▶ _COLLECTED DATA_
▬▬▬

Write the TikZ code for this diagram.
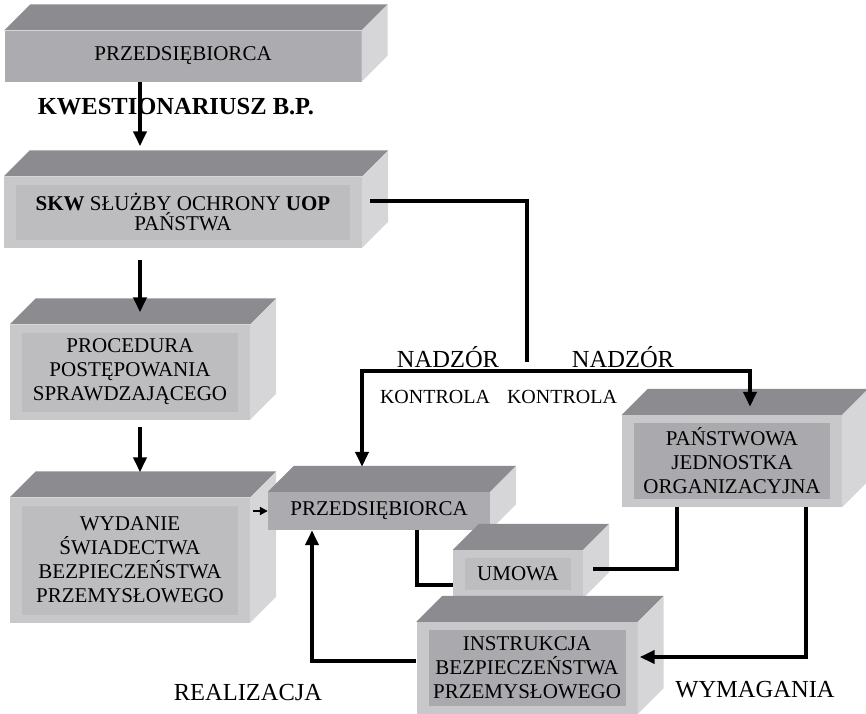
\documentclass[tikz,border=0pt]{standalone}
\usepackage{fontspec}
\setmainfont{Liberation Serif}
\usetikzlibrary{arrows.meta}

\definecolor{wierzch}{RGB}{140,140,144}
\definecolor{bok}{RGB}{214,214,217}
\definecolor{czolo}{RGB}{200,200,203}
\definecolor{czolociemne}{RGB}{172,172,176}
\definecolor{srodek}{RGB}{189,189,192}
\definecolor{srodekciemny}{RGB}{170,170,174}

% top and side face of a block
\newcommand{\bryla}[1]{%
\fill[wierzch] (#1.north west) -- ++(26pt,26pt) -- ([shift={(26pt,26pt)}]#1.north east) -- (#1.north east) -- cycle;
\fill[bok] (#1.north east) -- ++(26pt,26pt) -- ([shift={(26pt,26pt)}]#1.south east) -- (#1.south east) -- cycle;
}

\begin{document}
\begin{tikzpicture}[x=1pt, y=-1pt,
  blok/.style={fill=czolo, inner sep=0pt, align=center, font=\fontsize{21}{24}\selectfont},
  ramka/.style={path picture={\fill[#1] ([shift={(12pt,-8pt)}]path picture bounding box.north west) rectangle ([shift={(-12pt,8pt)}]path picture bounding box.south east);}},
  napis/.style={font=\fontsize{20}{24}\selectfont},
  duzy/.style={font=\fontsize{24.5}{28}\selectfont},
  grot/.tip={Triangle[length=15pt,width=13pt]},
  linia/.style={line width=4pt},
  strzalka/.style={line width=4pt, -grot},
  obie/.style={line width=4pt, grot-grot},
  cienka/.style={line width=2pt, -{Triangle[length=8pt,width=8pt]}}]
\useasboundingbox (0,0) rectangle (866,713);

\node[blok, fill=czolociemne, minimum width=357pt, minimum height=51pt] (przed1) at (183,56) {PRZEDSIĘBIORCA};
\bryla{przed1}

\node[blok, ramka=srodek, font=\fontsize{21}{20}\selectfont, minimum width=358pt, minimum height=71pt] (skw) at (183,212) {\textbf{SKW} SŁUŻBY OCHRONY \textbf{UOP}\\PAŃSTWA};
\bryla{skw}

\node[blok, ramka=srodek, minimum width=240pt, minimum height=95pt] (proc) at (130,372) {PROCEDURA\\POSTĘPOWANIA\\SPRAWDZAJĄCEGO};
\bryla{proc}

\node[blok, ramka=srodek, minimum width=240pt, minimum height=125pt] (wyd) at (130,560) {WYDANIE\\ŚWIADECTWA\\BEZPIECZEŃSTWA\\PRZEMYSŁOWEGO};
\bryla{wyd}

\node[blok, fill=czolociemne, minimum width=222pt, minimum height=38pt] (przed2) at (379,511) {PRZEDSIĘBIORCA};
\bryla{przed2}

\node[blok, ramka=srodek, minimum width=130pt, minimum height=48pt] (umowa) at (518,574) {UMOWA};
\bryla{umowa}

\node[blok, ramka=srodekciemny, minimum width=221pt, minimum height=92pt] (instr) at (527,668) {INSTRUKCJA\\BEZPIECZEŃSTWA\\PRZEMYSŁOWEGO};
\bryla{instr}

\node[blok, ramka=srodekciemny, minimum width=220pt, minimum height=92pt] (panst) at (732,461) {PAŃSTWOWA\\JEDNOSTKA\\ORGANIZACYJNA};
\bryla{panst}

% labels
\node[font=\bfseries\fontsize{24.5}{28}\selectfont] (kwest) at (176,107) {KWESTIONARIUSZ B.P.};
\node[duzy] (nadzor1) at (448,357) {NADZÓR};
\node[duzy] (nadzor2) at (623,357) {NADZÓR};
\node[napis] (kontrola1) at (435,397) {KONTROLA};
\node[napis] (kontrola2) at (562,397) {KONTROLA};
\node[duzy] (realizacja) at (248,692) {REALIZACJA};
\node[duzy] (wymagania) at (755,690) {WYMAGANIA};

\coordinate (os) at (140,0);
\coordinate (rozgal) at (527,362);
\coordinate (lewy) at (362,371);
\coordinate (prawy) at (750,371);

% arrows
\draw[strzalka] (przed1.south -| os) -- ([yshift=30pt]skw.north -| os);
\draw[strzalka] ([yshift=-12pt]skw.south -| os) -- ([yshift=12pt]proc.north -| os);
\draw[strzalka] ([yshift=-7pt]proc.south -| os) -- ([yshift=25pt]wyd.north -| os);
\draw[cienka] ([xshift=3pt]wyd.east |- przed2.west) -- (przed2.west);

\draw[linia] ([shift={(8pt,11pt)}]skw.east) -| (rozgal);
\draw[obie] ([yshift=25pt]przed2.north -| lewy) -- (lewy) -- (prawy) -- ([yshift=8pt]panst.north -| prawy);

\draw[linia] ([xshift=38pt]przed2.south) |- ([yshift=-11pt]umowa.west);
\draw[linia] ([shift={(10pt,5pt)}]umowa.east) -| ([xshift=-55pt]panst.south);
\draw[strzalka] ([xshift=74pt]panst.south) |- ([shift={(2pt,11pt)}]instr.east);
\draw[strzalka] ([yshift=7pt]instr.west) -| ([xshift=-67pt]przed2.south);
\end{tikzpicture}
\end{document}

▬▬▬

▶ _PROBLEM STATEMENT_
Go through the data above and transcribe it in full, omitting any image.

▶ _TASK SOLUTION_
Write the TikZ code for this diagram.
\documentclass[tikz,border=0pt]{standalone}
\usepackage{fontspec}
\setmainfont{Liberation Serif}
\usetikzlibrary{arrows.meta}

\definecolor{wierzch}{RGB}{140,140,144}
\definecolor{bok}{RGB}{214,214,217}
\definecolor{czolo}{RGB}{200,200,203}
\definecolor{czolociemne}{RGB}{172,172,176}
\definecolor{srodek}{RGB}{189,189,192}
\definecolor{srodekciemny}{RGB}{170,170,174}

% top and side face of a block
\newcommand{\bryla}[1]{%
\fill[wierzch] (#1.north west) -- ++(26pt,26pt) -- ([shift={(26pt,26pt)}]#1.north east) -- (#1.north east) -- cycle;
\fill[bok] (#1.north east) -- ++(26pt,26pt) -- ([shift={(26pt,26pt)}]#1.south east) -- (#1.south east) -- cycle;
}

\begin{document}
\begin{tikzpicture}[x=1pt, y=-1pt,
  blok/.style={fill=czolo, inner sep=0pt, align=center, font=\fontsize{21}{24}\selectfont},
  ramka/.style={path picture={\fill[#1] ([shift={(12pt,-8pt)}]path picture bounding box.north west) rectangle ([shift={(-12pt,8pt)}]path picture bounding box.south east);}},
  napis/.style={font=\fontsize{20}{24}\selectfont},
  duzy/.style={font=\fontsize{24.5}{28}\selectfont},
  grot/.tip={Triangle[length=15pt,width=13pt]},
  linia/.style={line width=4pt},
  strzalka/.style={line width=4pt, -grot},
  obie/.style={line width=4pt, grot-grot},
  cienka/.style={line width=2pt, -{Triangle[length=8pt,width=8pt]}}]
\useasboundingbox (0,0) rectangle (866,713);

\node[blok, fill=czolociemne, minimum width=357pt, minimum height=51pt] (przed1) at (183,56) {PRZEDSIĘBIORCA};
\bryla{przed1}

\node[blok, ramka=srodek, font=\fontsize{21}{20}\selectfont, minimum width=358pt, minimum height=71pt] (skw) at (183,212) {\textbf{SKW} SŁUŻBY OCHRONY \textbf{UOP}\\PAŃSTWA};
\bryla{skw}

\node[blok, ramka=srodek, minimum width=240pt, minimum height=95pt] (proc) at (130,372) {PROCEDURA\\POSTĘPOWANIA\\SPRAWDZAJĄCEGO};
\bryla{proc}

\node[blok, ramka=srodek, minimum width=240pt, minimum height=125pt] (wyd) at (130,560) {WYDANIE\\ŚWIADECTWA\\BEZPIECZEŃSTWA\\PRZEMYSŁOWEGO};
\bryla{wyd}

\node[blok, fill=czolociemne, minimum width=222pt, minimum height=38pt] (przed2) at (379,511) {PRZEDSIĘBIORCA};
\bryla{przed2}

\node[blok, ramka=srodek, minimum width=130pt, minimum height=48pt] (umowa) at (518,574) {UMOWA};
\bryla{umowa}

\node[blok, ramka=srodekciemny, minimum width=221pt, minimum height=92pt] (instr) at (527,668) {INSTRUKCJA\\BEZPIECZEŃSTWA\\PRZEMYSŁOWEGO};
\bryla{instr}

\node[blok, ramka=srodekciemny, minimum width=220pt, minimum height=92pt] (panst) at (732,461) {PAŃSTWOWA\\JEDNOSTKA\\ORGANIZACYJNA};
\bryla{panst}

% labels
\node[font=\bfseries\fontsize{24.5}{28}\selectfont] (kwest) at (176,107) {KWESTIONARIUSZ B.P.};
\node[duzy] (nadzor1) at (448,357) {NADZÓR};
\node[duzy] (nadzor2) at (623,357) {NADZÓR};
\node[napis] (kontrola1) at (435,397) {KONTROLA};
\node[napis] (kontrola2) at (562,397) {KONTROLA};
\node[duzy] (realizacja) at (248,692) {REALIZACJA};
\node[duzy] (wymagania) at (755,690) {WYMAGANIA};

\coordinate (os) at (140,0);
\coordinate (rozgal) at (527,362);
\coordinate (lewy) at (362,371);
\coordinate (prawy) at (750,371);

% arrows
\draw[strzalka] (przed1.south -| os) -- ([yshift=30pt]skw.north -| os);
\draw[strzalka] ([yshift=-12pt]skw.south -| os) -- ([yshift=12pt]proc.north -| os);
\draw[strzalka] ([yshift=-7pt]proc.south -| os) -- ([yshift=25pt]wyd.north -| os);
\draw[cienka] ([xshift=3pt]wyd.east |- przed2.west) -- (przed2.west);

\draw[linia] ([shift={(8pt,11pt)}]skw.east) -| (rozgal);
\draw[obie] ([yshift=25pt]przed2.north -| lewy) -- (lewy) -- (prawy) -- ([yshift=8pt]panst.north -| prawy);

\draw[linia] ([xshift=38pt]przed2.south) |- ([yshift=-11pt]umowa.west);
\draw[linia] ([shift={(10pt,5pt)}]umowa.east) -| ([xshift=-55pt]panst.south);
\draw[strzalka] ([xshift=74pt]panst.south) |- ([shift={(2pt,11pt)}]instr.east);
\draw[strzalka] ([yshift=7pt]instr.west) -| ([xshift=-67pt]przed2.south);
\end{tikzpicture}
\end{document}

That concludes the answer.